Having looked at the numbers from Alexa and SimilarWeb, for both Tim Horton’s and Starbucks, I am left to make a pretty close call as to which organization is doing a better job managing their online presence.  When we look at Bounce Rate, Pageviews and Time on Page from the above numbers, I would have to say that Tim Horton’s has done a slightly better job at keeping their customer engaged.

When we look at the Global Rank and Local Rank for each of these companies, Starbucks certainly has a much better result.  Having said that, by scales of comparison there is a population factor of 10x in the United States alone.  Not to mention that Starbucks has made a concerted effort to be a Global Brand and will inevitably have a broader reach.   So, I would still say Starbucks has done a better job at reaching a bigger audience but Tim Horton’s has done a respectable job too.

Another very strong advantage Starbucks has capitalized on that Tim’s could take a cue from is Starbucks’ offering of “Hotspot” or “wifi” connectivity.  This simple, low cost complimentary service encourages Starbucks’ customers to stay in-store longer and connect through their network.  Their network automatically sends you to the Starbucks Homepage and as the data shows, substantially increases their online strength.

I think Starbucks could certainly take a lesson on how to engage their customers on Facebook better when compared to Tim Horton’s though.  Tim’s has a much better conversion rate when when we consider the number of people they are engaging with.

By in large,  both companies have a very low response via their Social Media Networking efforts, which makes no sense.  When you look at either of the company’s Facebook Pages you will find very high numbers of “Likes to Page” and “Talking About”.  In each case we can see about 10% of the population of each companies respective country has stepped up and identified themselves to these brands and approximately 10% of those people have taken the time out of their busy day to try to engage with each brand… and “what do each of our two brands decide to do with all of this attention?” you ask.   Sell more product and market to them.  I am not saying that you should never try to sell or market to your Facebook audience but I will say that the quicker you can get your audience believing that they are communicating with another person and not just a Company Profile, the better the relationship will be and the better the business experience will be for both sides.
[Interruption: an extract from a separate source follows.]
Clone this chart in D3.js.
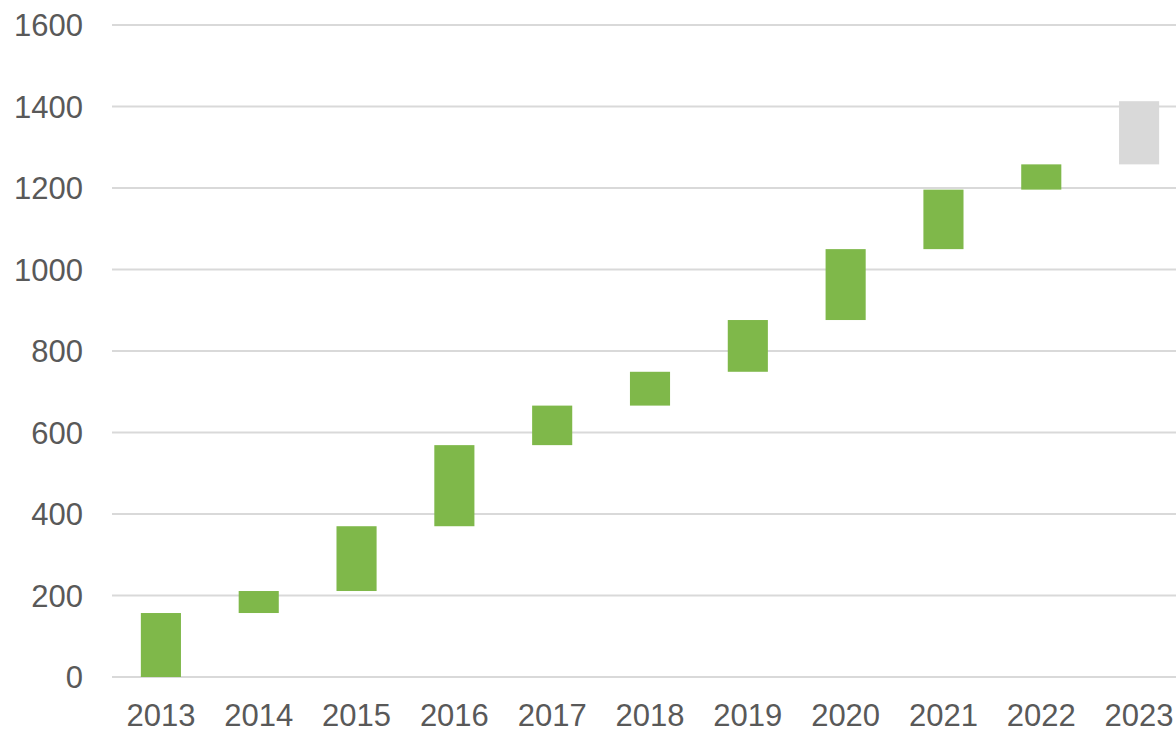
<!DOCTYPE html>
<html><head><meta charset="utf-8">
<script src="https://cdn.jsdelivr.net/npm/d3@7"></script>
<style>body{margin:0;background:#fff;overflow:hidden}svg{display:block}</style>
</head><body>
<svg id="c" width="1176" height="729"></svg>
<script>
const categories = ["2013","2014","2015","2016","2017","2018","2019","2020","2021","2022","2023"];
const deltas = [157, 54, 159, 199, 97, 83, 127, 174, 146, 62, 155];
const kinds = ["g","g","g","g","g","g","g","g","g","g","e"];
const yTicks = [0,200,400,600,800,1000,1200,1400,1600];

const svg = d3.select("#c");
const x = d3.scaleBand().domain(categories).range([112, 1188]).paddingInner(0.59).paddingOuter(0.295);
const y = d3.scaleLinear().domain([0,1600]).range([677, 25]);

let cum = 0;
const bars = categories.map((c,i)=>{ const s=cum; cum+=deltas[i]; return {c, s, e:cum, k:kinds[i]}; });

svg.append("g").selectAll("line").data(yTicks).join("line")
  .attr("x1",112).attr("x2",1188).attr("y1",d=>y(d)).attr("y2",d=>y(d))
  .attr("stroke","#d9d9d9").attr("stroke-width",2);

svg.append("g").selectAll("text").data(yTicks).join("text")
  .attr("x",83).attr("y",d=>y(d)).attr("dy","0.36em").attr("text-anchor","end")
  .attr("font-family","Liberation Sans, Arial, sans-serif").attr("font-size",31).attr("fill","#595959")
  .text(d=>d);

svg.append("g").selectAll("rect").data(bars).join("rect")
  .attr("x",d=>x(d.c)).attr("width",x.bandwidth())
  .attr("y",d=>y(d.e)).attr("height",d=>y(d.s)-y(d.e))
  .attr("fill",d=>d.k==="g"?"#7fb84a":"#d9d9d9");

svg.append("g").selectAll("text").data(categories).join("text")
  .attr("x",d=>x(d)+x.bandwidth()/2).attr("y",726).attr("text-anchor","middle")
  .attr("font-family","Liberation Sans, Arial, sans-serif").attr("font-size",31).attr("fill","#595959")
  .text(d=>d);
</script>
</body></html>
Both Starbucks and Tim Horton’s have very good Facebook Pages when it comes to letting their customers know all about what is new with them (as a company).  I was stretched to find any posts on either company’s page wanting to know more (from either Brand) about what was new with their audience/friends/customers of these Facebook Pages.  I did see very good response times to customer complaints which means that the companies are listening and really do want to help but where is the real and genuine two way conversation?  In short, both companies have great Breadth of Brand but Depth of Interaction is lacking and this is where the battle is won for all Social Media Engagement (Tim Horton’s, Starbucks).

When you just have to have more data, be sure to check…

When you are investigating a company’s strengths and weakness as it relates to online data, you may also want to consider looking at these areas of importance of “onsite data”.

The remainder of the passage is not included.